For all who have asked such a similar question, I am sure you can guess the kind of “stream of consciousness” response that I got!

But I persisted and pointed out that you cannot understand another human-being or sensibly begin to try to understand them unless you take into account politically incorrect questions about their culture, religion and hereditary. We are all, as human-beings, framed by these factors. 

 I would say to try to do so would be a bit like trying to sort out a dietary plan for someone without taking any account of the fact that the person in question is an orthodox Jew! 

In fact, our individual character, particularly when young, operates mostly within these frameworks, rather than being something that is completely separate.

I later had another conversation with a teacher who was saying that what is taught in a multi-ethnic modern school in England is to ignore all such framework questions as culture and religion and hereditary and to be “free from all such prejudices”. My response was to point out that it is itself a sort of prejudice to wilfully close your eyes to the most important parts of any human-beings character. I went on that “political correctness” was not a “freedom” or something that frees people up from things, but on the contrary it is a programme for the encouragement of wilful blindness.
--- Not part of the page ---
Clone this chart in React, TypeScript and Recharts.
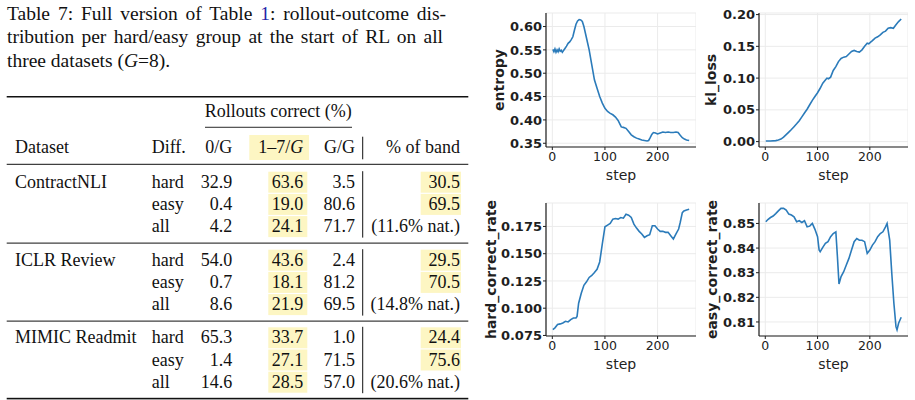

All of which brings me neatly back to my proverb “there are none so blind as those who will not see” which I note in Wiktionary is translated as “understanding cannot be forced on someone who chooses to be ignorant”.


How true, I would reply, especially when that choice is guided by “political correctness”. Also how contrary that type of thinking is to traditional English Further Education which tried to lead young people out of their framework thinking and to encourage them to have “open and enquiring minds”.


To an alarming extent that ideal has now been replaced with all the political correctness and safe spaces of the UK’s multi-culturalist diversity agenda!